We need to put the last decade of Bertie, Brian and Enda behind us and wake up to a "better Ireland and better times ahead". The extravagance afforded the launch of Project Ireland 2040 was lost on nobody in Sligo IT yesterday.

Think Fine Gael Ard Fheis meets election manifesto launch meets a stag party that let a few girls come along because that's the modern thing to do.

Leo Varadkar laughed off questions about the glitzy, almost North Korean-style launch, saying it cost a lot less than the €116bn he was splurging on trains, planes and electric automobiles.

"We're going to communicate this. It is one of the most important things the Government has done and will do," he said.

But it was hard not to get distracted by the marching ministers and beautifully put together videos.

Yet everybody insisted it was not about the next election, which begged the question as to whether it might actually be about the one after that.

Business Minister Heather Humphreys set the tone telling her rural audience that Team Leo "could not and would not replicate the mistakes of the past".

"It is not about one for everybody in the audience," she declared.

The most senior female minister was right because Kevin 'Boxer' Moran got two. Not only did he get permission to 'Make Athlone Great Again', the Independent minister got €1bn for flood defences which are likely to be very vogue this election season.

"Nobody will be left behind," Ms Humphreys proclaimed, reassuring the Border region that herself and Simon Coveney are on top of this Brexit problem.

Next up was Housing Minister Eoghan Murphy, who recalled the dark old days when he was in college 12 years ago.

There were no such thing as smartphones. At one point he had to use a BlackBerry to send an email.

But things have changed, utterly. "That change can be exciting and worrying too," he told the students present.

"But you don't have to worry about the big picture. That's our responsibility."

Notably for a minister dealing with a housing emergency he felt the need to add that "we have to look beyond fixing the immediate crises to the long-term".

Finance Minister Paschal Donohoe talked about the "journey" the country had taken to reach the point where the entire Cabinet could decamp to Yeats Country with good news.

He had watched the clouds over Benbulbin lift as he was driven down the N4 and thought it was the perfect metaphor.

As the clock ticked down towards 2040, Transport Minister Shane Ross made an unscheduled move towards the podium.

Sources say the Independent Alliance minister wasn't originally assigned a speaking slot but managed to remind Leo & Co that they might still be useful partners after the next election.

The texts from Fianna Fáil TDs rolled in. "Oh sweet Jesus, this is awful. There are icebergs melting during this," said one review.

Another suggested a backing track to replace the diddly-aye music: a Carly Simon edit along the lines of 'You're so vain, you probably think this PLAN is about you…'

Mr Ross used his pitch to tell us: "I can guarantee you that in 2040 Ireland's transport system will be unrecognisable." Read that whichever way you choose.

Eventually it was the Taoiseach's turn.
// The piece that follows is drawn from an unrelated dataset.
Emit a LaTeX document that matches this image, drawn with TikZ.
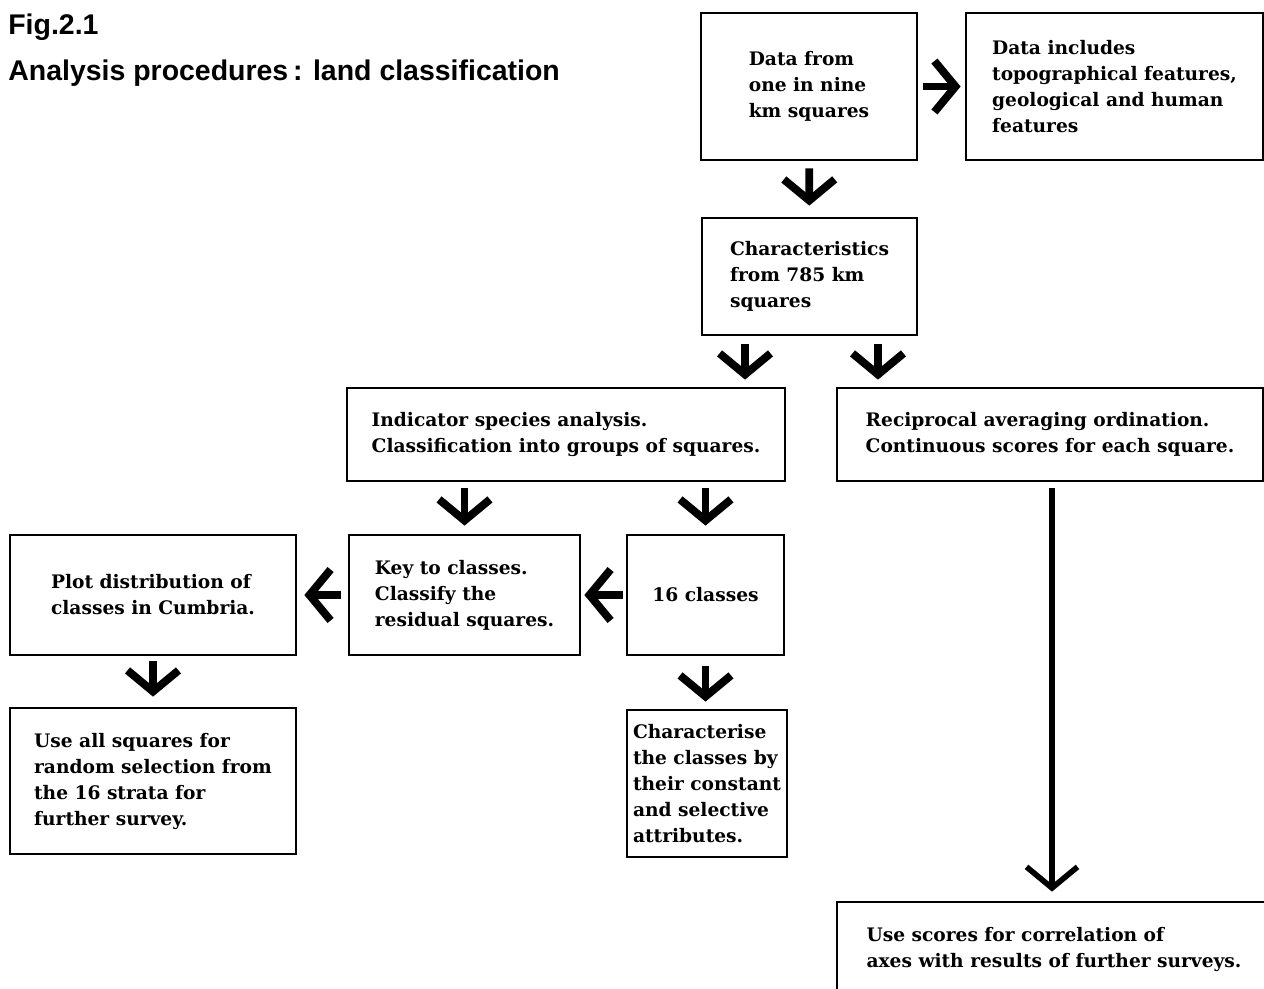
\documentclass[tikz,border=0pt]{standalone}
\usepackage{fontspec}
\setmainfont{DejaVu Serif}
\newfontfamily\headfont{Liberation Sans}
\usetikzlibrary{arrows.meta,calc}

\begin{document}
\begin{tikzpicture}[
    x=0.02cm, y=-0.02cm,
    box/.style={draw, line width=1.6pt, align=left, inner sep=0pt, font=\bfseries\fontsize{10.6}{14.8}\selectfont},
    arr/.style={line width=4.5pt, -{Straight Barb[sharp, length=12pt, width=29pt]}},
    ttl/.style={anchor=base west, inner sep=0pt, font=\headfont\bfseries\fontsize{16.2}{20}\selectfont}
]
\useasboundingbox (0,0) rectangle (1264,988);
\clip (0,0) rectangle (1264,988);

% title
\node[ttl] (fig) at (8,34) {Fig.2.1};
\node[ttl] (title) at (8,80) {Analysis procedures\,: land classification};

% boxes
\node[box, minimum width=4.32cm, minimum height=2.94cm] (data) at (809,86.5) {Data from\\one in nine\\km squares};
\node[box, minimum width=5.94cm, minimum height=2.94cm] (incl) at (1114.5,86.5) {Data includes\\topographical features,\\geological and human\\features};
\node[box, minimum width=4.3cm, minimum height=2.34cm] (chars) at (809.5,276.5) {Characteristics\\from 785 km\\squares};
\node[box, minimum width=8.76cm, minimum height=1.86cm] (ind) at (566,434.5) {Indicator species analysis.\\Classification into groups of squares.};
\node[box, minimum width=8.52cm, minimum height=1.86cm] (recip) at (1050,434.5) {Reciprocal averaging ordination.\\Continuous scores for each square.};
\node[box, minimum width=5.72cm, minimum height=2.4cm] (plot) at (153,595) {Plot distribution of\\classes in Cumbria.};
\node[box, minimum width=4.62cm, minimum height=2.4cm] (key) at (464.5,595) {Key to classes.\\Classify the\\residual squares.};
\node[box, minimum width=3.14cm, minimum height=2.4cm] (cls) at (705.5,595) {16 classes};
\node[box, minimum width=5.72cm, minimum height=2.92cm] (use) at (153,781) {Use all squares for\\random selection from\\the 16 strata for\\further survey.};
\node[box, minimum width=3.2cm, minimum height=2.94cm] (charz) at (707,783.5) {Characterise\\the classes by\\their constant\\and selective\\attributes.};
\node[box, minimum width=8.68cm, minimum height=1.88cm] (scores) at (1054,949) {Use scores for correlation of\\axes with results of further surveys.};

% arrows
\draw[arr, shorten <=0.14cm, shorten >=0.22cm] (data) -- (chars);
\draw[arr, shorten <=0.1cm, shorten >=0.08cm] (data) -- (incl);
\draw[arr, shorten <=0.16cm, shorten >=0.14cm] ([xshift=-1.29cm]chars.south) -- ([xshift=-1.29cm]chars.south |- ind.north);
\draw[arr, shorten <=0.16cm, shorten >=0.14cm] ([xshift=1.37cm]chars.south) -- ([xshift=1.37cm]chars.south |- recip.north);
\draw[arr, shorten <=0.12cm, shorten >=0.16cm] (key.north |- ind.south) -- (key.north);
\draw[arr, shorten <=0.12cm, shorten >=0.16cm] (cls.north |- ind.south) -- (cls.north);
\draw[arr, shorten <=0.06cm, shorten >=0.06cm] (cls) -- (key);
\draw[arr, shorten <=0.14cm, shorten >=0.14cm] (key) -- (plot);
\draw[arr, shorten <=0.1cm, shorten >=0.2cm] (plot) -- (use);
\draw[arr, shorten <=0.2cm, shorten >=0.14cm] (cls.south) -- (cls.south |- charz.north);
\draw[arr, line width=3.2pt, shorten <=0.12cm, shorten >=0.18cm] ([xshift=0.04cm]recip.south) -- ([xshift=0.04cm]recip.south |- scores.north);
\end{tikzpicture}
\end{document}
He urged the nation to "put the last decade behind us and move forward into the new decade of expansion".

Fine Gael (he didn't mention it by name) had "spent seven years putting the country back on track".
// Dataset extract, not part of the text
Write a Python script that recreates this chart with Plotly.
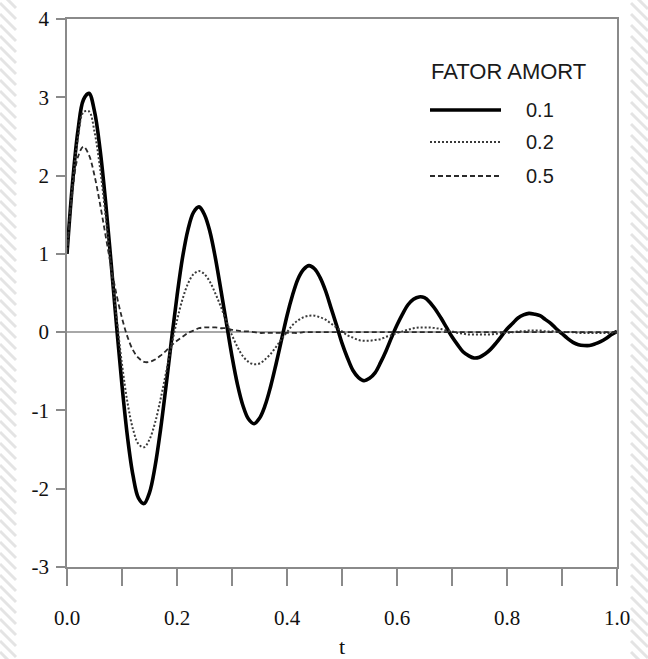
import plotly.graph_objects as go

# ---------------- data ----------------
t = [0.00, 0.01, 0.02, 0.03, 0.04, 0.05, 0.06, 0.07, 0.08, 0.09,
     0.10, 0.11, 0.12, 0.13, 0.14, 0.15, 0.16, 0.17, 0.18, 0.19,
     0.20, 0.21, 0.22, 0.23, 0.24, 0.25, 0.26, 0.27, 0.28, 0.29,
     0.30, 0.31, 0.32, 0.33, 0.34, 0.35, 0.36, 0.37, 0.38, 0.39,
     0.40, 0.41, 0.42, 0.43, 0.44, 0.45, 0.46, 0.47, 0.48, 0.49,
     0.50, 0.51, 0.52, 0.53, 0.54, 0.55, 0.56, 0.57, 0.58, 0.59,
     0.60, 0.61, 0.62, 0.63, 0.64, 0.65, 0.66, 0.67, 0.68, 0.69,
     0.70, 0.71, 0.72, 0.73, 0.74, 0.75, 0.76, 0.77, 0.78, 0.79,
     0.80, 0.81, 0.82, 0.83, 0.84, 0.85, 0.86, 0.87, 0.88, 0.89,
     0.90, 0.91, 0.92, 0.93, 0.94, 0.95, 0.96, 0.97, 0.98, 0.99,
     1.00]

amort_01 = [1.00, 1.90, 2.58, 2.97, 3.05, 2.82, 2.34, 1.68, 0.90, 0.09,
            -0.68, -1.34, -1.83, -2.12, -2.19, -2.05, -1.72, -1.25, -0.69, -0.10,
            0.46, 0.95, 1.31, 1.53, 1.60, 1.50, 1.28, 0.94, 0.53, 0.11,
            -0.31, -0.67, -0.94, -1.11, -1.17, -1.10, -0.94, -0.70, -0.41, -0.10,
            0.21, 0.47, 0.68, 0.80, 0.85, 0.81, 0.70, 0.53, 0.31, 0.09,
            -0.14, -0.33, -0.49, -0.58, -0.62, -0.59, -0.52, -0.39, -0.24, -0.07,
            0.09, 0.23, 0.35, 0.42, 0.45, 0.44, 0.38, 0.29, 0.18, 0.06,
            -0.06, -0.16, -0.25, -0.30, -0.33, -0.32, -0.28, -0.22, -0.14, -0.05,
            0.04, 0.11, 0.18, 0.22, 0.24, 0.23, 0.21, 0.16, 0.11, 0.04,
            -0.02, -0.08, -0.13, -0.16, -0.17, -0.17, -0.15, -0.12, -0.08, -0.03,
            0.01]

amort_02 = [1.00, 1.88, 2.49, 2.81, 2.82, 2.56, 2.10, 1.50, 0.84, 0.19,
            -0.41, -0.90, -1.24, -1.43, -1.47, -1.37, -1.16, -0.86, -0.52, -0.17,
            0.15, 0.42, 0.62, 0.74, 0.78, 0.74, 0.64, 0.49, 0.32, 0.13,
            -0.04, -0.19, -0.31, -0.38, -0.41, -0.40, -0.35, -0.28, -0.19, -0.09,
            0.00, 0.09, 0.15, 0.19, 0.21, 0.21, 0.19, 0.16, 0.11, 0.06,
            0.01, -0.04, -0.07, -0.10, -0.11, -0.11, -0.10, -0.09, -0.06, -0.04,
            -0.01, 0.01, 0.03, 0.05, 0.06, 0.06, 0.06, 0.05, 0.04, 0.02,
            0.01, -0.01, -0.02, -0.03, -0.03, -0.03, -0.03, -0.03, -0.02, -0.01,
            -0.01, 0.00, 0.01, 0.01, 0.02, 0.02, 0.02, 0.01, 0.01, 0.01,
            0.00, 0.00, 0.00, -0.01, -0.01, -0.01, -0.01, -0.01, -0.01, -0.01,
            0.00]

amort_05 = [1.00, 1.80, 2.24, 2.37, 2.26, 2.00, 1.64, 1.24, 0.84, 0.48,
            0.18, -0.06, -0.23, -0.33, -0.38, -0.38, -0.35, -0.30, -0.24, -0.17,
            -0.11, -0.06, -0.01, 0.02, 0.05, 0.06, 0.06, 0.06, 0.05, 0.05,
            0.03, 0.02, 0.01, 0.01, 0.00, -0.01, -0.01, -0.01, -0.01, -0.01,
            -0.01, -0.01, -0.01, 0.00, 0.00, 0.00, 0.00, 0.00, 0.00, 0.00,
            0.00, 0.00, 0.00, 0.00, 0.00, 0.00, 0.00, 0.00, 0.00, 0.00,
            0.00, 0.00, 0.00, 0.00, 0.00, 0.00, 0.00, 0.00, 0.00, 0.00,
            0.00, 0.00, 0.00, 0.00, 0.00, 0.00, 0.00, 0.00, 0.00, 0.00,
            0.00, 0.00, 0.00, 0.00, 0.00, 0.00, 0.00, 0.00, 0.00, 0.00,
            0.00, 0.00, 0.00, 0.00, 0.00, 0.00, 0.00, 0.00, 0.00, 0.00,
            0.00]

series_names = ["0.1", "0.2", "0.5"]
legend_title = "FATOR AMORT"
x_tickvals = [0.0, 0.1, 0.2, 0.3, 0.4, 0.5, 0.6, 0.7, 0.8, 0.9, 1.0]
x_ticktext = ["0.0", "", "0.2", "", "0.4", "", "0.6", "", "0.8", "", "1.0"]
y_tickvals = [-3, -2, -1, 0, 1, 2, 3, 4]
y_ticktext = ["-3", "-2", "-1", "0", "1", "2", "3", "4"]

# ---------------- layout geometry ----------------
W, H = 648, 659
L, R, T, B = 67, 31, 19, 92
PW, PH = W - L - R, H - T - B


def pxx(x):
    return (x - L) / PW


def pxy(y):
    return (H - B - y) / PH


styles = [
    dict(color="#000000", width=3.6, dash="solid"),
    dict(color="#3a3a3a", width=2.0, dash="2px,2px"),
    dict(color="#2a2a2a", width=1.8, dash="5px,3px"),
]

fig = go.Figure()
for name, ys, st in zip(series_names, [amort_01, amort_02, amort_05], styles):
    fig.add_trace(go.Scatter(
        x=t, y=ys, mode="lines", name=name, showlegend=False,
        line=dict(color=st["color"], width=st["width"], dash=st["dash"],
                  shape="spline", smoothing=1.0),
        hoverinfo="skip",
    ))

shapes = []
# hatched page edges (decoration)
stripe_col = "#e4e4e4"
for x0, x1 in [(0, 16), (631, 648)]:
    w = x1 - x0
    y0 = -30
    while y0 < H + 10:
        shapes.append(dict(type="line", xref="paper", yref="paper",
                           x0=pxx(x0), y0=pxy(y0), x1=pxx(x1), y1=pxy(y0 + w),
                           line=dict(color=stripe_col, width=3), layer="below"))
        y0 += 11

# manual legend: line samples
leg_rows = [110, 142, 176]
for yy, st in zip(leg_rows, styles):
    shapes.append(dict(type="line", xref="paper", yref="paper",
                       x0=pxx(430), x1=pxx(501), y0=pxy(yy), y1=pxy(yy),
                       line=dict(color=st["color"], width=st["width"] if st["width"] < 3 else 3.4,
                                 dash=st["dash"])))

leg_font = "Liberation Sans, Arial, sans-serif"
annotations = [dict(text=legend_title, xref="paper", yref="paper",
                    x=pxx(429), y=pxy(72), xanchor="left", yanchor="middle",
                    showarrow=False,
                    font=dict(family=leg_font, size=22, color="#1a1a1a"))]
for yy, name in zip(leg_rows, series_names):
    annotations.append(dict(text=name, xref="paper", yref="paper",
                            x=pxx(524), y=pxy(yy), xanchor="left", yanchor="middle",
                            showarrow=False,
                            font=dict(family=leg_font, size=20, color="#1a1a1a")))

axis_col = "#8a8a8a"
tick_font = dict(family="Liberation Serif, Times New Roman, serif", size=21, color="#111111")

fig.update_layout(
    width=W, height=H, autosize=False,
    margin=dict(l=L, r=R, t=T, b=B, pad=0),
    paper_bgcolor="white", plot_bgcolor="white",
    showlegend=False,
    shapes=shapes, annotations=annotations,
    xaxis=dict(range=[0, 1], tickvals=x_tickvals, ticktext=x_ticktext,
               ticks="outside", ticklen=17, tickwidth=1.5, tickcolor=axis_col,
               showline=True, linecolor=axis_col, linewidth=1.5, mirror=True,
               showgrid=False, zeroline=False, tickfont=tick_font,
               ticklabelstandoff=14, automargin=False,
               title=dict(text="t", font=dict(family="Liberation Serif, Times New Roman, serif",
                                              size=22, color="#111111"), standoff=11)),
    yaxis=dict(range=[-3, 4], tickvals=y_tickvals, ticktext=y_ticktext,
               ticks="outside", ticklen=9, tickwidth=1.5, tickcolor=axis_col,
               showline=True, linecolor=axis_col, linewidth=1.5, mirror=True,
               showgrid=False, zeroline=True, zerolinecolor="#a8a8a8", zerolinewidth=1.5,
               tickfont=tick_font, ticklabelstandoff=3, automargin=False),
)

fig.write_html("out.html")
Now "long-term planning is the cornerstone of good government" so that we don't repeat "the policy mistakes of others".

Obviously he meant Fianna Fáil, but he didn't mention it by name either.

He accused Opposition politicians of trying to divide the country along "rural versus urban".

"It's populism, old-style politics of the worst sort," he said.

"We're one Ireland and we'll move forward as one Ireland."

A nice slogan but not that starting gun of the election - just the warm up.

Paschal Donohoe let it slip. He revealed the Government now has "a plan that is better for how we plan".

This is just the beginning. Expect a lot more launches.